Pemekaran dan Ilusi Kesejahteraan
Wacana pemekaran daerah kembali menghangat. Pasalnya, Dewan Perwakilan Daerah mendesak pembentukan 172 daerah otonom baru (DOB). Tak tanggung-tanggung, institusi yang getol meminta tambahan wewenang ini mengonsolidasi lebih dari 100 kepala dan wakil kepala daerah yang mengusulkan pemekaran di Senayan. Mereka juga mendesak pemerintah untuk mencabut moratorium dan mempercepat penyelesaian dua rancangan peraturan pemerintah terkait dengan DOB dan desain besar tata kelola daerah.
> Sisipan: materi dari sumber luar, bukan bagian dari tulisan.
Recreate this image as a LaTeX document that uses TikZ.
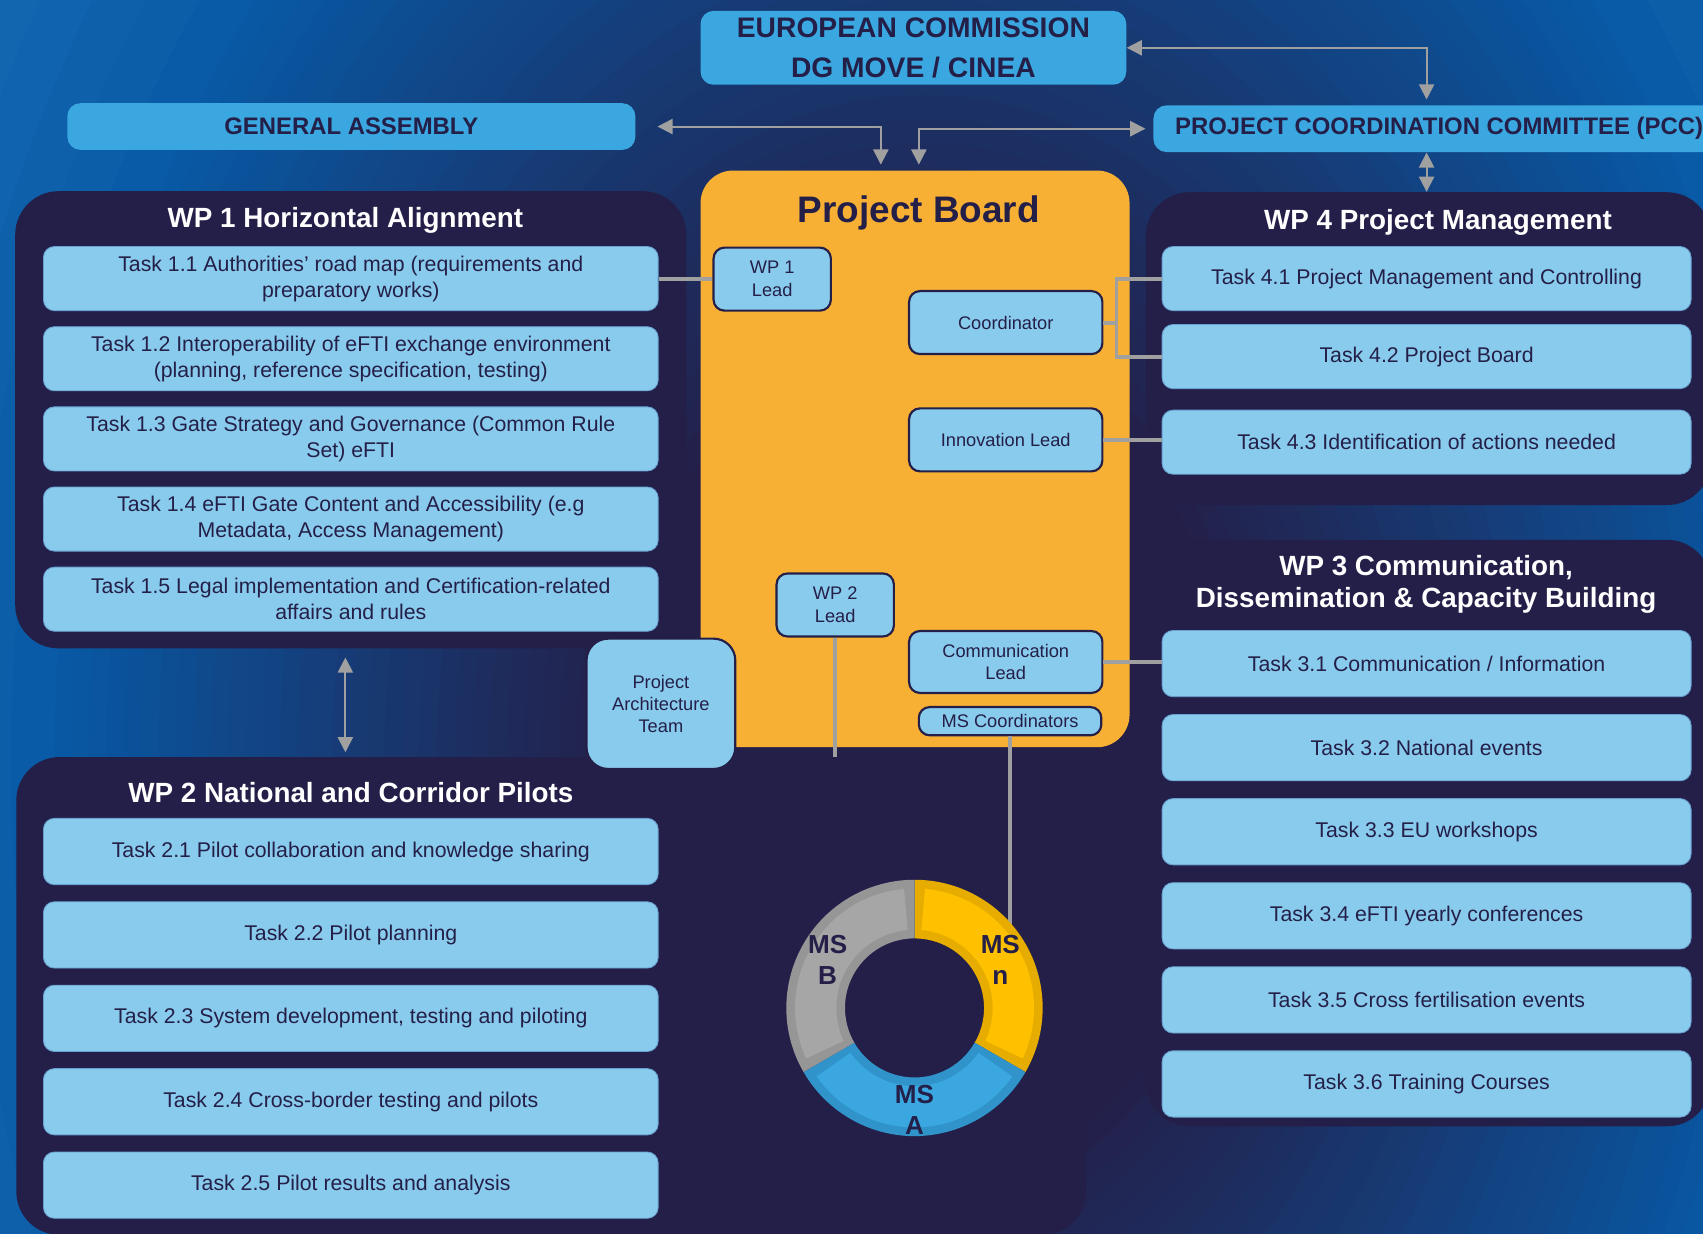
\documentclass[tikz,border=0pt]{standalone}
\usepackage{fontspec}
\setmainfont{Liberation Sans}
\usetikzlibrary{arrows.meta, positioning}
\definecolor{navybg}{RGB}{36,31,72}
\definecolor{bgblue}{RGB}{8,88,164}
\definecolor{bglight}{RGB}{28,116,188}
\definecolor{taskblue}{RGB}{137,203,236}
\definecolor{taskedge}{RGB}{104,160,208}
\definecolor{hdrblue}{RGB}{58,167,224}
\definecolor{boardorange}{RGB}{247,176,52}
\definecolor{linkgray}{RGB}{160,160,160}
\definecolor{msyellow}{RGB}{255,192,0}
\definecolor{msyellowdk}{RGB}{230,172,0}
\definecolor{msblue}{RGB}{58,167,224}
\definecolor{msbluedk}{RGB}{48,148,202}
\definecolor{msgray}{RGB}{166,166,166}
\definecolor{msgraydk}{RGB}{150,150,150}

\begin{document}
\begin{tikzpicture}[x=0.5pt,y=0.5pt,
    every node/.style={font=\fontsize{9.8pt}{12pt}\selectfont,text=navybg,align=center,inner sep=2pt},
    panel/.style={fill=navybg,rounded corners=20pt},
    wptitle/.style={text=white,font=\bfseries\fontsize{12.8pt}{15pt}\selectfont},
    task/.style={fill=taskblue,draw=taskedge,line width=0.4pt,rounded corners=5pt},
    hdr/.style={fill=hdrblue,rounded corners=6pt,font=\bfseries\fontsize{11pt}{13pt}\selectfont},
    lead/.style={fill=taskblue,draw=navybg,line width=1pt,rounded corners=5pt,font=\fontsize{8.4pt}{10.5pt}\selectfont},
    link/.style={draw=linkgray,line width=1.8pt},
    duplex/.style={draw=linkgray,line width=0.9pt,{Triangle[length=7pt,width=7pt]}-{Triangle[length=7pt,width=7pt]}},
    mslabel/.style={font=\bfseries\fontsize{12pt}{14.5pt}\selectfont}]
    \useasboundingbox (0,0) rectangle (1568,-1136);
    \clip (0,0) rectangle (1568,-1136);
    % Background glow
    \fill[bglight] (0,0) rectangle (1568,-1136);
    \coordinate (glow) at (850,-700);
    \foreach \i [evaluate=\i as \s using 1.5-0.05*\i, evaluate=\i as \p using int(10*\i)] in {0,...,10}
        \fill[bgblue!\p!bglight] (glow) ellipse [x radius=800*\s, y radius=1094*\s];
    \foreach \i [evaluate=\i as \s using 1-0.02*\i, evaluate=\i as \p using int(100*\i/32)] in {1,...,32}
        \fill[navybg!\p!bgblue] (glow) ellipse [x radius=800*\s, y radius=1094*\s];
    % Work package panels
    \node[panel,minimum width=309pt,minimum height=210.5pt] (wp1) at (323,-386.5) {};
    \node[panel,minimum width=492.5pt,minimum height=220pt] (wp2) at (507.5,-917) {};
    \node[panel,minimum width=260pt,minimum height=144pt] (wp4) at (1315,-321) {};
    \node[panel,minimum width=260pt,minimum height=270pt] (wp3) at (1315,-767) {};
    \node[wptitle] (wp1t) at (318,-203) {WP 1 Horizontal Alignment};
    \node[wptitle] (wp2t) at (323,-730) {WP 2 National and Corridor Pilots};
    \node[wptitle] (wp4t) at (1324,-205) {WP 4 Project Management};
    \node[wptitle] (wp3t) at (1313,-538) {WP 3 Communication,\\Dissemination \& Capacity Building};
    % Governance boxes
    \node[hdr,minimum width=196pt,minimum height=34pt,font=\bfseries\fontsize{13pt}{18.5pt}\selectfont] (ec) at (841,-44) {EUROPEAN COMMISSION\\DG MOVE / CINEA};
    \node[hdr,minimum width=261.5pt,minimum height=21.5pt] (ga) at (323.5,-116.5) {GENERAL ASSEMBLY};
    \node[hdr,minimum width=263pt,minimum height=21.5pt] (pcc) at (1325,-118.5) {PROJECT COORDINATION COMMITTEE (PCC)};
    % Project board
    \node[fill=boardorange,rounded corners=15pt,minimum width=197.5pt,minimum height=265.5pt] (pb) at (842.5,-422.5) {};
    \node[font=\bfseries\fontsize{17pt}{20pt}\selectfont] (pbt) at (846,-196) {Project Board};
    % WP 1 tasks
    \node[task,minimum width=283pt,minimum height=29.5pt] (t11) at (323,-256.5) {Task 1.1 Authorities' road map (requirements and\\preparatory works)};
    \node[task,minimum width=283pt,minimum height=29.5pt,below=7pt of t11] (t12) {Task 1.2 Interoperability of eFTI exchange environment\\(planning, reference specification, testing)};
    \node[task,minimum width=283pt,minimum height=29.5pt,below=7pt of t12] (t13) {Task 1.3 Gate Strategy and Governance (Common Rule\\Set) eFTI};
    \node[task,minimum width=283pt,minimum height=29.5pt,below=7pt of t13] (t14) {Task 1.4 eFTI Gate Content and Accessibility (e.g\\Metadata, Access Management)};
    \node[task,minimum width=283pt,minimum height=29.5pt,below=7pt of t14] (t15) {Task 1.5 Legal implementation and Certification-related\\affairs and rules};
    % WP 2 tasks
    \node[task,minimum width=283pt,minimum height=30.5pt] (t21) at (323,-784) {Task 2.1 Pilot collaboration and knowledge sharing};
    \node[task,minimum width=283pt,minimum height=30.5pt,below=7.5pt of t21] (t22) {Task 2.2 Pilot planning};
    \node[task,minimum width=283pt,minimum height=30.5pt,below=7.5pt of t22] (t23) {Task 2.3 System development, testing and piloting};
    \node[task,minimum width=283pt,minimum height=30.5pt,below=7.5pt of t23] (t24) {Task 2.4 Cross-border testing and pilots};
    \node[task,minimum width=283pt,minimum height=30.5pt,below=7.5pt of t24] (t25) {Task 2.5 Pilot results and analysis};
    % WP 4 tasks
    \node[task,minimum width=243.5pt,minimum height=29.5pt] (t41) at (1313.5,-256.5) {Task 4.1 Project Management and Controlling};
    \node[task,minimum width=243.5pt,minimum height=29.5pt,below=6pt of t41] (t42) {Task 4.2 Project Board};
    \node[task,minimum width=243.5pt,minimum height=29.5pt,below=9.5pt of t42] (t43) {Task 4.3 Identification of actions needed};
    % WP 3 tasks
    \node[task,minimum width=243.5pt,minimum height=30.5pt] (t31) at (1313.5,-611) {Task 3.1 Communication / Information};
    \node[task,minimum width=243.5pt,minimum height=30.5pt,below=7.8pt of t31] (t32) {Task 3.2 National events};
    \node[task,minimum width=243.5pt,minimum height=30.5pt,below=7.8pt of t32] (t33) {Task 3.3 EU workshops};
    \node[task,minimum width=243.5pt,minimum height=30.5pt,below=7.8pt of t33] (t34) {Task 3.4 eFTI yearly conferences};
    \node[task,minimum width=243.5pt,minimum height=30.5pt,below=7.8pt of t34] (t35) {Task 3.5 Cross fertilisation events};
    \node[task,minimum width=243.5pt,minimum height=30.5pt,below=7.8pt of t35] (t36) {Task 3.6 Training Courses};
    % Board members
    \node[lead,minimum width=54pt,minimum height=29pt] (wp1l) at (711,-257) {WP 1\\Lead};
    \node[lead,minimum width=89pt,minimum height=29pt] (coord) at (926,-297) {Coordinator};
    \node[lead,minimum width=89pt,minimum height=29pt] (innov) at (926,-405) {Innovation Lead};
    \node[lead,minimum width=54pt,minimum height=29pt] (wp2l) at (769,-557) {WP 2\\Lead};
    \node[lead,minimum width=89pt,minimum height=28.5pt] (comm) at (926,-609.5) {Communication\\Lead};
    \node[lead,minimum width=84pt,minimum height=13pt,inner sep=1pt] (msc) at (930,-664) {MS Coordinators};
    \node[lead,minimum width=68.5pt,minimum height=60pt,rounded corners=10pt,font=\fontsize{8.4pt}{10pt}\selectfont] (pat) at (608.5,-648) {Project\\Architecture\\Team};
    % Links from board to tasks
    \draw[link] (t11.east) -- (t11.east -| wp1l.west);
    \coordinate (pmjoin) at ([xshift=6pt]coord.east);
    \draw[link] (coord.east) -- (pmjoin);
    \draw[link] (t41.west) -| (pmjoin) |- (t42.west);
    \draw[link] (innov.east) -- (innov.east -| t43.west);
    \draw[link] (comm.east) -- (comm.east -| t31.west);
    \coordinate (wp2end) at (769,-697);
    \draw[link] (wp2l.south) -- (wp2end);
    \coordinate (msring) at (930,-853);
    \draw[link] (msc.south) -- (msring);
    % Reporting arrows
    \path (pcc.north -| t41.north) ++(0,5) coordinate (pccin);
    \path (pb.north) ++(-31.5,5) coordinate (pbga);
    \path (pb.north) ++(3.5,5) coordinate (pbpcc);
    \draw[duplex] (ec.east) -| (pccin);
    \draw[duplex,shorten <=10pt] (ga.east) -| (pbga);
    \draw[duplex,shorten >=3.5pt] (pbpcc) |- (pcc.west);
    \draw[duplex] (pcc.south -| t41.north) -- (wp4.north -| t41.north);
    \path (wp1.south -| wp1t.south) ++(0,-8) coordinate (wp1low);
    \path (wp2.north -| wp1t.south) ++(0,4) coordinate (wp2high);
    \draw[duplex] (wp1low) -- (wp2high);
    % Member state ring
    \coordinate (ring) at (842,-928);
    \foreach \a/\b/\rim/\body in {90/-30/msyellowdk/msyellow, -30/-150/msbluedk/msblue, 210/90/msgraydk/msgray} {
        \fill[\rim] ([shift={(\a:118)}]ring) arc[start angle=\a, end angle=\b, radius=118] -- ([shift={(\b:64)}]ring) arc[start angle=\b, end angle=\a, radius=64] -- cycle;
        \fill[\body] ([shift={(\a-5:110)}]ring) arc[start angle=\a-5, end angle=\b+5, radius=110] -- ([shift={(\b+5:72)}]ring) arc[start angle=\b+5, end angle=\a-5, radius=72] -- cycle;
    }
    \node[mslabel] (msb) at (762,-884) {MS\\B};
    \node[mslabel] (msn) at (921,-884) {MS\\n};
    \node[mslabel] (msa) at (842,-1022) {MS\\A};
\end{tikzpicture}
\end{document}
Ironisnya, desakan ini seakan-akan tidak mau tahu dengan evaluasi pemerintah selama ini; secara keseluruhan DOB gagal dalam peningkatan kesejahteran masyarakat, tata kelola pemerintahan, dan daya saing. Menggelikan lagi, secara prosedural, menurut UU No 23 Tahun 2014 tentang Pemerintahan Daerah, usulan pemekaran hanya bisa dilakukan pemerintah dan ditetapkan dengan peraturan pemerintah. Sementara secara substantif, untuk kabupaten/kota, tuntutan pemekaran menjadi kurang relevan mengingat sejumlah kewenangannya ditarik ke provinsi. Lantas, apa urgensi desakan DPD dalam pembentukan DOB?
Disparitas pembangunan
DOB meningkat tajam pascakejatuhan Orde Baru yang dinilai sangat sentralistis. Rupanya, euforia reformasi berefek pada kecanduan pemekaran daerah otonom. Dalam kurun 2009-2004, terbentuk 148 DOB; provinsi 7, kabupaten 115, dan kota 26. Antara 2005 dan 2014 terbentuk 75 DOB; provinsi 1, kabupaten 67, dan kota 7. Jadi, sampai saat ini terdapat 223 DOB dari total 542 daerah otonom.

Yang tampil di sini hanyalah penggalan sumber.